▶ **WHAT IS ASKED**: Retype every line from the start of the data down to and including the line with "0.104, 0.118, 0.135];". Skip the pictures.

======

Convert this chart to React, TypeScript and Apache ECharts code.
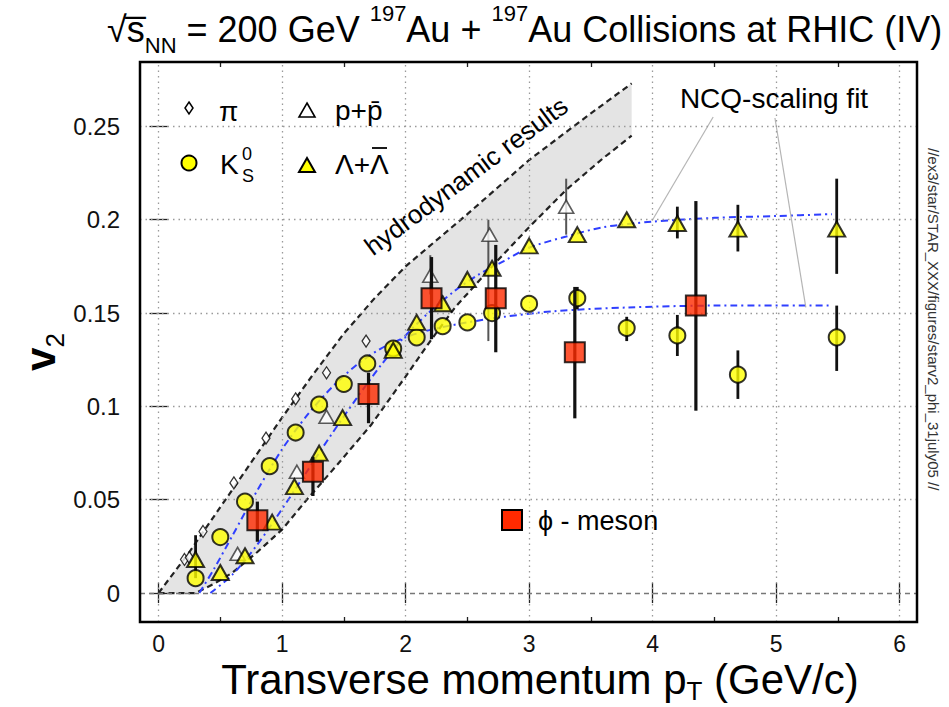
import React, { useEffect, useRef } from "react";
import * as echarts from "echarts";

const FONT = "'Liberation Sans', Arial, Helvetica, sans-serif";

// axis ticks
const xTicks = [0, 1, 2, 3, 4, 5, 6];
const xMinorTicks = [0.5, 1.5, 2.5, 3.5, 4.5, 5.5];
const yTicks = [0, 0.05, 0.1, 0.15, 0.2, 0.25];

// pi
const pionPt = [0.21, 0.25, 0.36, 0.61, 0.87, 1.11, 1.36, 1.68];
const pionV2 = [0.018, 0.019, 0.033, 0.059, 0.083, 0.104, 0.118, 0.135];

// p + pbar
const protonPt = [0.64, 1.12, 1.36, 1.9, 2.2, 2.68, 3.3];
const protonV2 = [0.021, 0.065, 0.0945, 0.131, 0.17, 0.192, 0.207];
const protonErrPt = [2.2, 2.67, 3.3];
const protonErrLo = [0.16, 0.135, 0.192];
const protonErrHi = [0.181, 0.2, 0.222];

// K0s
const kaonPt = [0.3, 0.5, 0.7, 0.9, 1.11, 1.3, 1.5, 1.69, 1.9, 2.09, 2.3, 2.5, 2.7, 3.0, 3.39, 3.79, 4.2, 4.69, 5.49];
const kaonV2 = [0.008, 0.03, 0.049, 0.068, 0.086, 0.101, 0.112, 0.123, 0.131, 0.137, 0.143, 0.145, 0.15, 0.155, 0.158, 0.142, 0.138, 0.117, 0.137];
const kaonErrPt = [3.39, 3.79, 4.2, 4.69, 5.49];
const kaonErrLo = [0.152, 0.135, 0.127, 0.104, 0.119];
const kaonErrHi = [0.164, 0.148, 0.149, 0.13, 0.154];

// Lambda + anti-Lambda
const lambdaPt = [0.3, 0.5, 0.7, 0.92, 1.1, 1.3, 1.49, 1.9, 2.09, 2.3, 2.5, 2.7, 3.0, 3.39, 3.79, 4.2, 4.69, 5.49];
const lambdaV2 = [0.018, 0.011, 0.02, 0.038, 0.057, 0.075, 0.094, 0.13, 0.145, 0.155, 0.168, 0.174, 0.186, 0.192, 0.2, 0.198, 0.195, 0.195];
const lambdaErrPt = [0.3, 4.2, 4.69, 5.49];
const lambdaErrLo = [0.008, 0.19, 0.183, 0.171];
const lambdaErrHi = [0.031, 0.207, 0.208, 0.222];

// phi meson
const phiPt = [0.8, 1.25, 1.7, 2.21, 2.73, 3.37, 4.35];
const phiV2 = [0.039, 0.065, 0.1066, 0.158, 0.158, 0.129, 0.154];
const phiErrLo = [0.0275, 0.052, 0.091, 0.136, 0.129, 0.0936, 0.0977];
const phiErrHi = [0.049, 0.073, 0.118, 0.18, 0.1865, 0.164, 0.21];

// hydrodynamic band edges
const hydroUpperPt = [0, 0.25, 0.5, 0.75, 1.0, 1.25, 1.5, 1.75, 2.0, 2.5, 3.0, 3.5, 3.83];
const hydroUpperV2 = [0, 0.022, 0.046, 0.07, 0.094, 0.117, 0.139, 0.158, 0.175, 0.203, 0.232, 0.257, 0.273];
const hydroLowerPt = [0, 0.3, 0.45, 0.6, 0.8, 1.0, 1.2, 1.45, 1.72, 2.0, 2.2, 2.4, 2.7, 3.0, 3.3, 3.6, 3.83];
const hydroLowerV2 = [0, 0, 0.005, 0.011, 0.022, 0.034, 0.05, 0.069, 0.09, 0.116, 0.135, 0.153, 0.175, 0.196, 0.216, 0.233, 0.245];

// NCQ-scaling fits
const baryonFitPt = [0.42, 0.6, 0.8, 1.0, 1.2, 1.4, 1.6, 1.8, 2.0, 2.2, 2.4, 2.6, 2.8, 3.0, 3.3, 3.6, 4.0, 4.5, 5.0, 5.45];
const baryonFitV2 = [0, 0.01, 0.026, 0.045, 0.065, 0.085, 0.104, 0.122, 0.138, 0.151, 0.162, 0.171, 0.178, 0.185, 0.191, 0.196, 0.199, 0.201, 0.202, 0.203];
const mesonFitPt = [0.33, 0.45, 0.6, 0.8, 1.0, 1.2, 1.4, 1.6, 1.8, 2.0, 2.2, 2.5, 2.8, 3.2, 3.8, 4.5, 5.45];
const mesonFitV2 = [0, 0.013, 0.031, 0.055, 0.077, 0.095, 0.11, 0.122, 0.131, 0.137, 0.141, 0.145, 0.148, 0.151, 0.153, 0.154, 0.154];

// leader lines from the fit label
const leaderBaryonPt = [4.49, 4.0];
const leaderBaryonV2 = [0.255, 0.2];
const leaderMesonPt = [4.99, 5.24];
const leaderMesonV2 = [0.2545, 0.153];

const pairs = (xs: number[], ys: number[]) => xs.map((x, i) => [x, ys[i]]);

const errorBars = (xs: number[], lo: number[], hi: number[], color: string, width: number, z: number) => ({
  type: "custom",
  silent: true,
  z,
  data: xs.map((x, i) => [x, lo[i], hi[i]]),
  encode: { x: 0, y: [1, 2] },
  renderItem: (_p: any, api: any) => {
    const a = api.coord([api.value(0), api.value(1)]);
    const b = api.coord([api.value(0), api.value(2)]);
    return {
      type: "line",
      shape: { x1: a[0], y1: a[1], x2: b[0], y2: b[1] },
      style: { stroke: color, lineWidth: width },
    };
  },
});

const X_MIN = -0.15;
const X_MAX = 6.14;
const Y_MIN = -0.0155;
const Y_MAX = 0.2845;

const xAxisDef = (position: string, ticks: number[], len: number, labels: boolean) => ({
  type: "value",
  position,
  min: X_MIN,
  max: X_MAX,
  axisLine: { show: false },
  splitLine: { show: false },
  axisTick: { show: true, inside: true, length: len, customValues: ticks, lineStyle: { color: "#222", width: 1.3 } },
  axisLabel: labels
    ? { show: true, customValues: ticks, margin: 10, fontSize: 23, color: "#111", fontFamily: FONT }
    : { show: false },
});

const yAxisDef = (position: string, labels: boolean) => ({
  type: "value",
  position,
  min: Y_MIN,
  max: Y_MAX,
  axisLine: { show: false },
  splitLine: { show: false },
  axisTick: { show: true, inside: true, length: 9, customValues: yTicks, lineStyle: { color: "#222", width: 1.3 } },
  axisLabel: labels
    ? { show: true, customValues: yTicks, margin: 20, fontSize: 24, color: "#111", fontFamily: FONT, formatter: (v: number) => String(v) }
    : { show: false },
});

const tri = (cx: number, cy: number, fill: string) => ({
  type: "polygon",
  z: 100,
  shape: { points: [[cx, cy - 8], [cx + 8, cy + 6], [cx - 8, cy + 6]] },
  style: { fill, stroke: "#000", lineWidth: fill === "#fff" ? 1.6 : 2 },
});

const label = (x: number, y: number, text: string, size: number, extra: any = {}) => ({
  type: "text",
  z: 100,
  x,
  y,
  style: { text, fontSize: size, fontFamily: FONT, fill: "#000", verticalAlign: "middle", align: "left", ...extra },
});

export default function App() {
  const ref = useRef<HTMLDivElement>(null);

  useEffect(() => {
    if (!ref.current) return;
    const chart = echarts.init(ref.current, undefined, { renderer: "svg" });

    const option: any = {
      animation: false,
      backgroundColor: "#fff",
      grid: { left: 140, right: 32, top: 62, bottom: 85, show: true, borderColor: "#000", borderWidth: 2.5, backgroundColor: "transparent", z: 10 },
      xAxis: [
        xAxisDef("bottom", xTicks, 10, true),
        xAxisDef("top", xTicks, 10, false),
        xAxisDef("bottom", xMinorTicks, 5, false),
        xAxisDef("top", xMinorTicks, 5, false),
      ],
      yAxis: [yAxisDef("left", true), yAxisDef("right", false)],
      series: [
        // grey hydrodynamic band
        {
          type: "custom",
          silent: true,
          z: 0,
          data: [[0, 0]],
          renderItem: (_p: any, api: any) => {
            const up = hydroUpperPt.map((x, i) => api.coord([x, hydroUpperV2[i]]));
            const lo = hydroLowerPt.map((x, i) => api.coord([x, hydroLowerV2[i]])).reverse();
            return { type: "polygon", shape: { points: [...up, ...lo] }, style: { fill: "#e4e4e4" } };
          },
        },
        // grid lines
        {
          type: "line",
          data: [],
          silent: true,
          z: 1,
          markLine: {
            silent: true,
            symbol: ["none", "none"],
            label: { show: false },
            lineStyle: { type: [1.5, 4], color: "#9a9a9a", width: 1.3 },
            data: [
              ...xTicks.map((v) => ({ xAxis: v })),
              ...yTicks.filter((v) => v > 0).map((v) => ({ yAxis: v })),
              { yAxis: 0, lineStyle: { type: [5, 4], color: "#777", width: 1.4 } },
            ],
          },
        },
        {
          type: "line",
          data: pairs(hydroUpperPt, hydroUpperV2),
          showSymbol: false,
          silent: true,
          z: 2,
          lineStyle: { color: "#222", width: 2.2, type: [6, 4] },
        },
        {
          type: "line",
          data: pairs(hydroLowerPt, hydroLowerV2),
          showSymbol: false,
          silent: true,
          z: 2,
          lineStyle: { color: "#222", width: 2.2, type: [6, 4] },
        },
        {
          type: "line",
          data: pairs(baryonFitPt, baryonFitV2),
          showSymbol: false,
          smooth: 0.3,
          silent: true,
          z: 3,
          lineStyle: { color: "#2f3fff", width: 2, type: [7, 4, 2, 4] },
        },
        {
          type: "line",
          data: pairs(mesonFitPt, mesonFitV2),
          showSymbol: false,
          smooth: 0.3,
          silent: true,
          z: 3,
          lineStyle: { color: "#2f3fff", width: 2, type: [7, 4, 2, 4] },
        },
        {
          type: "line",
          data: pairs(leaderBaryonPt, leaderBaryonV2),
          showSymbol: false,
          silent: true,
          z: 3,
          lineStyle: { color: "#b5b5b5", width: 1.2 },
        },
        {
          type: "line",
          data: pairs(leaderMesonPt, leaderMesonV2),
          showSymbol: false,
          silent: true,
          z: 3,
          lineStyle: { color: "#b5b5b5", width: 1.2 },
        },
        errorBars(protonErrPt, protonErrLo, protonErrHi, "#555", 2, 4),
        errorBars(kaonErrPt, kaonErrLo, kaonErrHi, "#111", 2.8, 4),
        errorBars(lambdaErrPt, lambdaErrLo, lambdaErrHi, "#111", 2.8, 4),
        {
          type: "scatter",
          name: "π",
          data: pairs(pionPt, pionV2),
          symbol: "diamond",
          symbolSize: [8, 12],
          z: 5,
          itemStyle: { color: "#fff", borderColor: "#000", borderWidth: 1.3 },
        },
        {
          type: "scatter",
          name: "p+p̄",
          data: pairs(protonPt, protonV2),
          symbol: "triangle",
          symbolSize: [15, 13],
          z: 5,
          itemStyle: { color: "#fff", borderColor: "#333", borderWidth: 1.6 },
        },
        {
          type: "scatter",
          name: "K0S",
          data: pairs(kaonPt, kaonV2),
          symbol: "circle",
          symbolSize: 16,
          z: 5,
          itemStyle: { color: "#ffff00", borderColor: "#000", borderWidth: 2 },
        },
        {
          type: "scatter",
          name: "Λ+Λbar",
          data: pairs(lambdaPt, lambdaV2),
          symbol: "triangle",
          symbolSize: [17, 15],
          z: 5,
          itemStyle: { color: "#ffff00", borderColor: "#000", borderWidth: 2 },
        },
        errorBars(phiPt, phiErrLo, phiErrHi, "#111", 3.2, 6),
        {
          type: "scatter",
          name: "ϕ",
          data: pairs(phiPt, phiV2),
          symbol: "rect",
          symbolSize: 20,
          z: 7,
          itemStyle: { color: "#ff2a00", borderColor: "#000", borderWidth: 2 },
        },
      ],
      graphic: [
        // title
        {
          type: "text",
          x: 107,
          y: 29,
          z: 100,
          style: {
            text: "{m|√s̅}{sub|NN}{m| = 200 GeV }{sup|197}{m|Au + }{sup|197}{m|Au Collisions at RHIC (IV)}",
            fill: "#000",
            align: "left",
            verticalAlign: "middle",
            rich: {
              m: { fontSize: 36, fontFamily: FONT, lineHeight: 54, fill: "#000" },
              sup: { fontSize: 22, fontFamily: FONT, lineHeight: 30, verticalAlign: "top", fill: "#000" },
              sub: { fontSize: 22, fontFamily: FONT, lineHeight: 22, verticalAlign: "bottom", fill: "#000" },
            },
          },
        },
        // x axis title
        {
          type: "text",
          x: 540,
          y: 679,
          z: 100,
          style: {
            text: "{m|Transverse momentum p}{sub|T}{m| (GeV/c)}",
            fill: "#000",
            align: "center",
            verticalAlign: "middle",
            rich: {
              m: { fontSize: 42, fontFamily: FONT, lineHeight: 50, fill: "#000" },
              sub: { fontSize: 26, fontFamily: FONT, lineHeight: 26, verticalAlign: "bottom", fill: "#000" },
            },
          },
        },
        // y axis title
        {
          type: "text",
          x: 40,
          y: 352,
          rotation: Math.PI / 2,
          z: 100,
          style: {
            text: "{m|v}{sub|2}",
            fill: "#000",
            align: "center",
            verticalAlign: "middle",
            rich: {
              m: { fontSize: 42, fontFamily: FONT, fontWeight: "bold", lineHeight: 56, fill: "#000" },
              sub: { fontSize: 26, fontFamily: FONT, lineHeight: 26, verticalAlign: "bottom", fill: "#000" },
            },
          },
        },
        // file path note on the right
        {
          type: "text",
          x: 933,
          y: 148,
          rotation: -Math.PI / 2,
          z: 100,
          style: { text: "//ex3/star/STAR_XXX/figures/starv2_phi_31july05 //", fontSize: 15, fontFamily: FONT, fill: "#333", align: "left", verticalAlign: "middle" },
        },
        // band label
        {
          type: "text",
          x: 466,
          y: 176,
          rotation: 0.64,
          z: 100,
          style: { text: "hydrodynamic results", fontSize: 26, fontFamily: FONT, fill: "#000", align: "center", verticalAlign: "middle" },
        },
        label(774, 98, "NCQ-scaling fit", 28, { align: "center" }),
        // legend keys
        {
          type: "polygon",
          z: 100,
          shape: { points: [[189, 102], [193, 108], [189, 114], [185, 108]] },
          style: { fill: "#fff", stroke: "#000", lineWidth: 1.5 },
        },
        label(219, 111, "π", 28),
        tri(307, 111, "#fff"),
        label(335, 110, "p+p̄", 28),
        { type: "circle", z: 100, shape: { cx: 189, cy: 163, r: 7.5 }, style: { fill: "#ffff00", stroke: "#000", lineWidth: 2 } },
        label(220, 164, "K", 28),
        label(242, 154, "0", 18),
        label(242, 176, "S", 18),
        tri(307, 166, "#ffff00"),
        label(335, 164, "Λ+Λ", 28),
        { type: "line", z: 100, shape: { x1: 372, y1: 148, x2: 387, y2: 148 }, style: { stroke: "#000", lineWidth: 1.8 } },
        { type: "rect", z: 100, shape: { x: 502, y: 510, width: 20, height: 20 }, style: { fill: "#ff2a00", stroke: "#000", lineWidth: 2 } },
        label(538, 521, "ϕ - meson", 27),
      ],
    };

    chart.setOption(option);
    return () => chart.dispose();
  }, []);

  return <div ref={ref} style={{ position: "fixed", left: 0, top: 0, width: 949, height: 707, background: "#fff" }} />;
}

======

▶ **RESULT FOR THIS EXERCISE**:
Convert this chart to React, TypeScript and Apache ECharts code.
import React, { useEffect, useRef } from "react";
import * as echarts from "echarts";

const FONT = "'Liberation Sans', Arial, Helvetica, sans-serif";

// axis ticks
const xTicks = [0, 1, 2, 3, 4, 5, 6];
const xMinorTicks = [0.5, 1.5, 2.5, 3.5, 4.5, 5.5];
const yTicks = [0, 0.05, 0.1, 0.15, 0.2, 0.25];

// pi
const pionPt = [0.21, 0.25, 0.36, 0.61, 0.87, 1.11, 1.36, 1.68];
const pionV2 = [0.018, 0.019, 0.033, 0.059, 0.083, 0.104, 0.118, 0.135];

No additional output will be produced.